Available to stream on Now

Big Little Lies by Liane Moriarty

‘Big Little Lies’ delves into the private lives of a group of wealthy mums
‘Big Little Lies’ delves into the private lives of a group of wealthy mums (HBO / Sky)

It’s the book and TV show that arguably set the blueprint for the current incarnation of the domestic noir. Big Little Lies delves into the tangled private lives of a group of wealthy mothers – spikey Madeline, the seemingly perfect Celeste and struggling single mum Jane – who are eventually brought together by a shocking crime. The HBO adaptation, which debuted back in 2017 and starred Reese Witherspoon and Kidman, is a masterclass in how to do prestige TV, with an A-list cast, sharp one-liners and an addictive mystery at its heart (and very few of its imitators have managed to live up to its standards since).

Published by Penguin and available to stream on Now

The Guest by Emma Cline

‘The Guest’ follows a young woman blagging her way into some of Long Island’s most rarefied spaces
‘The Guest’ follows a young woman blagging her way into some of Long Island’s most rarefied spaces (Vintage)

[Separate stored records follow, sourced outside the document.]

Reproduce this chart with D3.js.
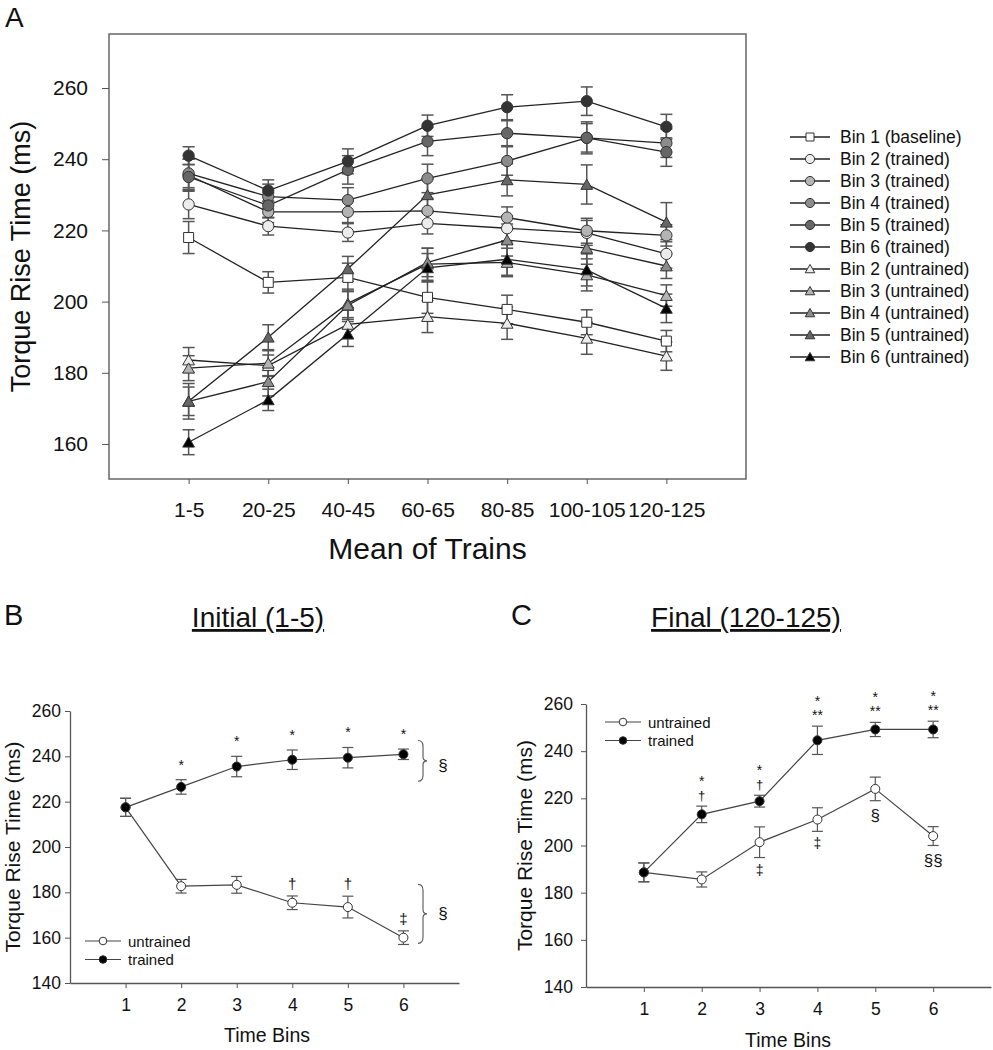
<!DOCTYPE html>
<html><head><meta charset="utf-8">
<script src="https://cdn.jsdelivr.net/npm/d3@7"></script>
<style>body{margin:0;background:#fff}svg{font-family:"Liberation Sans",Arial,sans-serif}</style>
</head><body>
<svg id="c" width="993" height="1050"></svg>
<script>
// ---------- Panel A data ----------
const trainsCats = ["1-5","20-25","40-45","60-65","80-85","100-105","120-125"];
const yTicksA = [160,180,200,220,240,260];
const seriesNamesA = ["Bin 1 (baseline)","Bin 2 (trained)","Bin 3 (trained)","Bin 4 (trained)","Bin 5 (trained)","Bin 6 (trained)","Bin 2 (untrained)","Bin 3 (untrained)","Bin 4 (untrained)","Bin 5 (untrained)","Bin 6 (untrained)"];
const bin1 = [218, 205.4, 206.8, 201.2, 197.8, 194.2, 188.9];
const bin2T = [227.3, 221.2, 219.4, 222, 220.6, 219.3, 213.4];
const bin3T = [235.5, 225.2, 225.2, 225.5, 223.6, 219.9, 218.6];
const bin4T = [236, 229.5, 228.5, 234.6, 239.5, 246, 244.5];
const bin5T = [235, 227, 237, 245, 247.3, 246, 242];
const bin6T = [241, 231.2, 239.4, 249.4, 254.6, 256.3, 249.1];
const bin2U = [183.6, 182, 193.6, 195.8, 193.9, 189.7, 184.7];
const bin3U = [181.3, 182.7, 199.5, 210.5, 211, 207.5, 201.7];
const bin4U = [172, 177.5, 199, 211, 217.3, 215, 210];
const bin5U = [172, 190, 209.2, 230, 234.2, 232.9, 222.3];
const bin6U = [160.5, 172.4, 190.9, 209.5, 211.9, 208.9, 198.1];
const err1 = [4.5, 3, 4, 4.5, 4, 3.5, 3];
const err2T = [4, 2.5, 2.5, 3, 3.5, 3.5, 4];
const err3T = [4.5, 3, 3, 3.5, 3, 3.5, 3];
const err4T = [4, 3.5, 3.5, 4, 4, 4.5, 4];
const err5T = [3.5, 3.5, 4, 4, 3.5, 4, 4];
const err6T = [2.5, 3, 3.5, 3, 3.5, 4, 3.5];
const err2U = [3.5, 3, 4, 4.5, 4.5, 4.5, 4];
const err3U = [3.5, 3.5, 4, 4.5, 4, 4.5, 3];
const err4U = [5, 4, 4, 4, 4.5, 4.5, 3.5];
const err5U = [4, 3.5, 3.5, 4.5, 4.5, 5.5, 5.5];
const err6U = [3.5, 3, 3.5, 4, 4.5, 4.5, 4];

// ---------- Panel B / C data ----------
const timeBins = [1,2,3,4,5,6];
const yTicksBC = [140,160,180,200,220,240,260];
const initTrained = [217.5, 226.5, 235.5, 238.5, 239.4, 240.9];
const initTrainedErr = [4, 3.2, 4.5, 4.3, 4.5, 2.3];
const initUntrained = [217.5, 182.7, 183.3, 175.4, 173.5, 160];
const initUntrainedErr = [4, 3, 3.7, 3, 4.8, 3];
const finTrained = [188.6, 213.2, 218.8, 244.6, 249.2, 249.2];
const finTrainedErr = [4, 3.5, 2.5, 6, 3, 3.5];
const finUntrained = [188.6, 185.6, 201.4, 211, 224, 204];
const finUntrainedErr = [4, 3.2, 6.5, 5, 5, 4];
const initAnnTrained = ["", "*", "*", "*", "*", "*"];
const initAnnUntrained = ["", "", "", "†", "†", "‡"];
const finAnnTop1 = ["", "*", "*", "*", "*", "*"];
const finAnnTop2 = ["", "†", "†", "**", "**", "**"];
const finAnnBottom = ["", "", "‡", "‡", "§", "§§"];

const svg = d3.select("#c");
const lineCol = "#222", errCol = "#555", axisCol = "#555", txt = "#111";

// ================= Panel A =================
const shapes = ["square","circle","circle","circle","circle","circle","triangle","triangle","triangle","triangle","triangle"];
const fills = ["#ffffff","#ececec","#b4b4b4","#8c8c8c","#666666","#333333","#ececec","#b4b4b4","#8c8c8c","#666666","#000000"];
const valsA = [bin1,bin2T,bin3T,bin4T,bin5T,bin6T,bin2U,bin3U,bin4U,bin5U,bin6U];
const errsA = [err1,err2T,err3T,err4T,err5T,err6T,err2U,err3U,err4U,err5U,err6U];

const xA = d3.scaleLinear().domain([-1, trainsCats.length]).range([109, 746]);
const yA = d3.scaleLinear().domain([260,160]).range([88, 444]);
const yTopA = 34, yBotA = 479;

const gA = svg.append("g");
gA.append("rect").attr("x",109).attr("y",yTopA).attr("width",746-109).attr("height",yBotA-yTopA)
  .attr("fill","none").attr("stroke","#666").attr("stroke-width",1.5);

const axLA = d3.axisLeft(yA).tickValues(yTicksA).tickSize(7).tickSizeOuter(0).tickPadding(14);
const gYA = gA.append("g").attr("transform","translate(109,0)").call(axLA);
gYA.select(".domain").remove();
gYA.selectAll("line").attr("stroke","#555");
gYA.selectAll("text").attr("font-size",21).attr("fill",txt).attr("font-family","Liberation Sans, Arial");

const axBA = d3.axisBottom(xA).tickValues(d3.range(trainsCats.length)).tickFormat(i=>trainsCats[i]).tickSize(5).tickSizeOuter(0).tickPadding(18);
const gXA = gA.append("g").attr("transform",`translate(0,${yBotA})`).call(axBA);
gXA.select(".domain").remove();
gXA.selectAll("line").attr("stroke","#555");
gXA.selectAll("text").attr("font-size",21).attr("fill",txt).attr("font-family","Liberation Sans, Arial");

gA.append("text").attr("x",5).attr("y",27).attr("font-size",28).attr("fill",txt).text("A");
gA.append("text").attr("transform",`translate(30,${(yTopA+yBotA)/2}) rotate(-90)`).attr("text-anchor","middle")
  .attr("font-size",27).attr("fill",txt).text("Torque Rise Time (ms)");
gA.append("text").attr("x",xA(3)).attr("y",559).attr("text-anchor","middle").attr("font-size",30).attr("fill",txt).text("Mean of Trains");

function symPath(shape, big){
  if(shape==="square") return d3.symbol(d3.symbolSquare, big?100:64)();
  if(shape==="circle") return d3.symbol(d3.symbolCircle, big?100:66)();
  return d3.symbol(d3.symbolTriangle, big?60:40)();
}
const lineA = d3.line().x((d,i)=>xA(i)).y(d=>yA(d));
valsA.forEach((vals,s)=>{
  const g = gA.append("g");
  vals.forEach((v,i)=>{
    const e = errsA[s][i], x = xA(i);
    g.append("line").attr("x1",x).attr("x2",x).attr("y1",yA(v-e)).attr("y2",yA(v+e)).attr("stroke",errCol).attr("stroke-width",1.5);
    [v-e, v+e].forEach(w=>g.append("line").attr("x1",x-6).attr("x2",x+6).attr("y1",yA(w)).attr("y2",yA(w)).attr("stroke",errCol).attr("stroke-width",1.5));
  });
});
valsA.forEach((vals)=>{
  gA.append("path").attr("d",lineA(vals)).attr("fill","none").attr("stroke",lineCol).attr("stroke-width",1.3);
});
valsA.forEach((vals,s)=>{
  vals.forEach((v,i)=>{
    const dy = shapes[s]==="triangle" ? 1.5 : 0;
    gA.append("path").attr("d",symPath(shapes[s],true)).attr("transform",`translate(${xA(i)},${yA(v)+dy})`)
      .attr("fill",fills[s]).attr("stroke","#333").attr("stroke-width",1);
  });
});
// legend A
const legA = gA.append("g");
seriesNamesA.forEach((n,i)=>{
  const y = 137 + i*22;
  legA.append("line").attr("x1",790).attr("x2",830).attr("y1",y).attr("y2",y).attr("stroke",lineCol).attr("stroke-width",1.3);
  legA.append("path").attr("d",symPath(shapes[i],false)).attr("transform",`translate(810,${y+(shapes[i]==="triangle"?1:0)})`)
    .attr("fill",fills[i]).attr("stroke","#333").attr("stroke-width",1);
  legA.append("text").attr("x",840).attr("y",y+6).attr("font-size",17.5).attr("fill",txt).text(n);
});

// ================= Panels B and C =================
function smallPanel(opt){
  const g = svg.append("g");
  const x = d3.scaleLinear().domain([0,7]).range([opt.x0, opt.x1]);
  const y = d3.scaleLinear().domain([140,260]).range([opt.yb, opt.yt]);
  const ax = d3.axisLeft(y).tickValues(yTicksBC).tickSize(5).tickSizeOuter(0).tickPadding(opt.yPad);
  const gy = g.append("g").attr("transform",`translate(${opt.x0},0)`).call(ax);
  gy.select(".domain").attr("stroke",axisCol).attr("stroke-width",1.3);
  gy.selectAll("line").attr("stroke",axisCol);
  gy.selectAll("text").attr("font-size",17.5).attr("fill",txt).attr("font-family","Liberation Sans, Arial");
  const bx = d3.axisBottom(x).tickValues(timeBins).tickFormat(d3.format("d")).tickSize(5).tickSizeOuter(0).tickPadding(11);
  const gx = g.append("g").attr("transform",`translate(0,${opt.yb})`).call(bx);
  gx.select(".domain").attr("stroke",axisCol).attr("stroke-width",1.3);
  gx.selectAll("line").attr("stroke",axisCol);
  gx.selectAll("text").attr("font-size",17.5).attr("fill",txt).attr("font-family","Liberation Sans, Arial");

  g.append("text").attr("x",opt.letterX).attr("y",625).attr("font-size",29).attr("fill",txt).text(opt.letter);
  g.append("text").attr("x",opt.titleX).attr("y",627).attr("text-anchor","middle").attr("font-size",28)
    .attr("fill",txt).attr("text-decoration","underline").text(opt.title);
  g.append("text").attr("transform",`translate(${opt.ytitleX},${(opt.yt+opt.yb)/2}) rotate(-90)`).attr("text-anchor","middle")
    .attr("font-size",21).attr("fill",txt).text("Torque Rise Time (ms)");
  g.append("text").attr("x",opt.xtitleX).attr("y",opt.xtitleY).attr("text-anchor","middle").attr("font-size",19.5).attr("fill",txt).text("Time Bins");

  const ln = d3.line().x((d,i)=>x(timeBins[i])).y(d=>y(d));
  [[opt.untr,opt.untrErr],[opt.tr,opt.trErr]].forEach(([vals,errs])=>{
    vals.forEach((v,i)=>{
      const e=errs[i], xx=x(timeBins[i]);
      g.append("line").attr("x1",xx).attr("x2",xx).attr("y1",y(v-e)).attr("y2",y(v+e)).attr("stroke",errCol).attr("stroke-width",1.2);
      [v-e,v+e].forEach(w=>g.append("line").attr("x1",xx-5.5).attr("x2",xx+5.5).attr("y1",y(w)).attr("y2",y(w)).attr("stroke",errCol).attr("stroke-width",1.2));
    });
  });
  [opt.untr,opt.tr].forEach(vals=>{
    g.append("path").attr("d",ln(vals)).attr("fill","none").attr("stroke","#444").attr("stroke-width",1.2);
  });
  [[opt.untr,"#fff"],[opt.tr,"#000"]].forEach(([vals,fill])=>{
    vals.forEach((v,i)=>g.append("circle").attr("cx",x(timeBins[i])).attr("cy",y(v)).attr("r",4.5)
      .attr("fill",fill).attr("stroke","#333").attr("stroke-width",1));
  });
  [["untrained","#fff"],["trained","#000"]].forEach(([n,f],i)=>{
    const ly = opt.legY + i*18.5;
    g.append("line").attr("x1",opt.legX).attr("x2",opt.legX+36).attr("y1",ly).attr("y2",ly).attr("stroke","#444").attr("stroke-width",1.2);
    g.append("circle").attr("cx",opt.legX+18).attr("cy",ly).attr("r",3.8).attr("fill",f).attr("stroke","#333");
    g.append("text").attr("x",opt.legX+43).attr("y",ly+5.5).attr("font-size",15).attr("fill",txt).text(n);
  });
  return {g,x,y};
}
function mark(g,x,y,s,size){
  g.append("text").attr("x",x).attr("y",y).attr("text-anchor","middle").attr("font-size",size)
    .attr("font-family","Liberation Sans, Arial").attr("fill",txt).attr("stroke","none").text(s);
}

// Panel B
const B = smallPanel({x0:70,x1:459,yt:711,yb:983,letter:"B",letterX:4,title:"Initial (1-5)",titleX:258,yPad:4,
  ytitleX:20,xtitleX:267,xtitleY:1042,tr:initTrained,trErr:initTrainedErr,untr:initUntrained,untrErr:initUntrainedErr,
  legX:85,legY:941});
initAnnTrained.forEach((a,i)=>{ if(!a) return;
  mark(B.g,B.x(timeBins[i]),B.y(initTrained[i]+initTrainedErr[i])-10,a,14);
});
initAnnUntrained.forEach((a,i)=>{ if(!a) return;
  mark(B.g,B.x(timeBins[i]),B.y(initUntrained[i]+initUntrainedErr[i])-7,a,15);
});
function brace(g,x,y1,y2){
  const m=(y1+y2)/2, w=5;
  g.append("path").attr("d",`M${x},${y1} Q${x+w},${y1} ${x+w},${y1+6} L${x+w},${m-4} Q${x+w},${m} ${x+w+4},${m} Q${x+w},${m} ${x+w},${m+4} L${x+w},${y2-6} Q${x+w},${y2} ${x},${y2}`)
    .attr("fill","none").attr("stroke","#555").attr("stroke-width",1.1);
}
brace(B.g,418,B.y(247),B.y(229));
mark(B.g,443,B.y(236)+6,"§",17);
brace(B.g,418,B.y(183.5),B.y(157.5));
mark(B.g,443,B.y(171)+6,"§",17);

// Panel C
const C = smallPanel({x0:586,x1:991,yt:704,yb:987,letter:"C",letterX:511,title:"Final (120-125)",titleX:746,yPad:8,
  ytitleX:532,xtitleX:788,xtitleY:1047,tr:finTrained,trErr:finTrainedErr,untr:finUntrained,untrErr:finUntrainedErr,
  legX:605,legY:722});
finAnnTop1.forEach((a,i)=>{ if(!a) return;
  const v = finTrained[i]+finTrainedErr[i];
  mark(C.g,C.x(timeBins[i]),C.y(v)-20,a,14);
  mark(C.g,C.x(timeBins[i]),C.y(v)-6,finAnnTop2[i],finAnnTop2[i]==="†"?13:14);
});
finAnnBottom.forEach((a,i)=>{ if(!a) return;
  const v = finUntrained[i]-finUntrainedErr[i];
  mark(C.g,C.x(timeBins[i]),C.y(v)+(a.startsWith("§")?20:17),a,a.startsWith("§")?17:14);
});
</script>
</body></html>
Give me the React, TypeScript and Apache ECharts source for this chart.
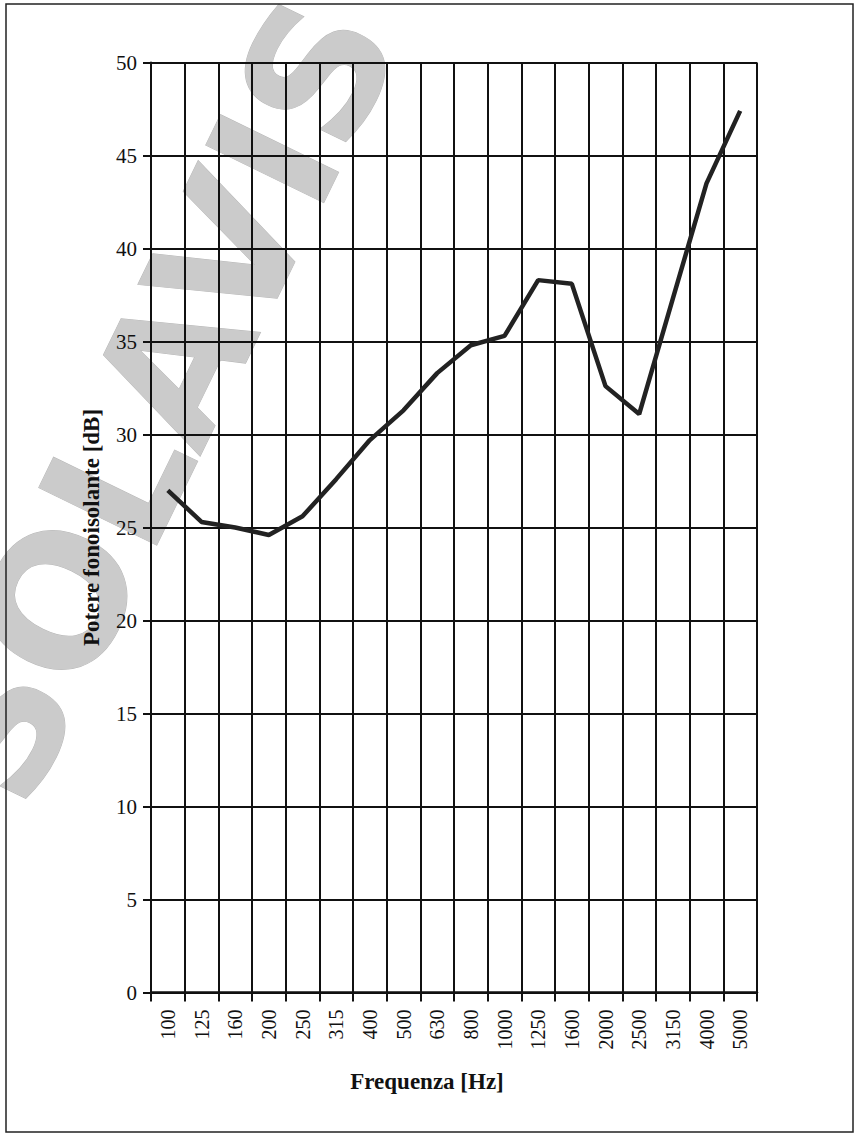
import React, { useEffect, useRef } from "react";
import * as echarts from "echarts";

const categories = ["100", "125", "160", "200", "250", "315", "400", "500", "630", "800", "1000", "1250", "1600", "2000", "2500", "3150", "4000", "5000"];
const values = [27.0, 25.3, 25.0, 24.6, 25.6, 27.6, 29.7, 31.3, 33.3, 34.8, 35.3, 38.3, 38.1, 32.6, 31.1, 37.3, 43.5, 47.4];
const yMin = 0;
const yMax = 50;
const yInterval = 5;
const xName = "Frequenza [Hz]";
const yName = "Potere fonoisolante [dB]";
const watermark = "SOLAVIS";

export default function App() {
  const ref = useRef<HTMLDivElement>(null);
  useEffect(() => {
    if (!ref.current) return;
    const chart = echarts.init(ref.current, null, { renderer: "svg" });
    const serif = "Liberation Serif";
    chart.setOption({
      animation: false,
      backgroundColor: "#ffffff",
      graphic: [
        {
          type: "text",
          x: 158,
          y: 400,
          rotation: (64 * Math.PI) / 180,
          z: -10,
          silent: true,
          style: {
            text: watermark,
            font: 'bold 180px "DejaVu Sans"',
            fill: "#cbcbcb",
            stroke: "#b8b8b8",
            lineWidth: 1,
            align: "center",
            verticalAlign: "middle",
          },
        },
        {
          type: "rect",
          z: 100,
          silent: true,
          shape: { x: 6, y: 4, width: 847, height: 1128 },
          style: { fill: "none", stroke: "#222", lineWidth: 1.5 },
        },
      ],
      grid: { left: 151, top: 62.5, width: 606, height: 930, containLabel: false, show: false },
      xAxis: {
        type: "category",
        data: categories,
        boundaryGap: true,
        name: xName,
        nameLocation: "middle",
        nameGap: 77,
        nameTextStyle: { fontFamily: serif, fontWeight: "bold", fontSize: 23, color: "#111", padding: [0, 54, 0, 0] },
        axisLine: { show: true, lineStyle: { color: "#111", width: 2.5 } },
        axisTick: { show: true, length: 9, lineStyle: { color: "#111", width: 2 } },
        axisLabel: { rotate: 90, margin: 17, fontFamily: serif, fontSize: 20, color: "#111" },
        splitLine: { show: true, lineStyle: { color: "#111", width: 2 } },
      },
      yAxis: {
        type: "value",
        min: yMin,
        max: yMax,
        interval: yInterval,
        name: yName,
        nameLocation: "middle",
        nameGap: 48,
        nameTextStyle: { fontFamily: serif, fontWeight: "bold", fontSize: 23, color: "#111" },
        axisLine: { show: true, lineStyle: { color: "#111", width: 2 } },
        axisTick: { show: true, length: 8, lineStyle: { color: "#111", width: 2 } },
        axisLabel: { margin: 14, fontFamily: serif, fontSize: 21, color: "#111" },
        splitLine: { show: true, lineStyle: { color: "#111", width: 2 } },
      },
      series: [
        {
          type: "line",
          data: values,
          symbol: "none",
          lineStyle: { color: "#222", width: 4.5 },
          z: 5,
        },
      ],
    });
    return () => chart.dispose();
  }, []);
  return (
    <div
      ref={ref}
      style={{ position: "absolute", left: 0, top: 0, width: 855, height: 1137 }}
    />
  );
}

Alex, 22, is spending the summer at a luxurious vacation home in Long Island – at the behest of a rich man 30 years her senior. When their “arrangement” comes to an awkward end, Alex is presented with a one-way ticket back to the city, but she decides instead to stay where she is, blagging her way into the confidences of the wealthy people she meets in a haphazard manner that can surely only end in disaster. The follow-up to Emma Cline’s hit The Girls is both propulsive and strangely haunting, with Alex both bewitched and repulsed by the excessive displays of affluence that she dips in and out of.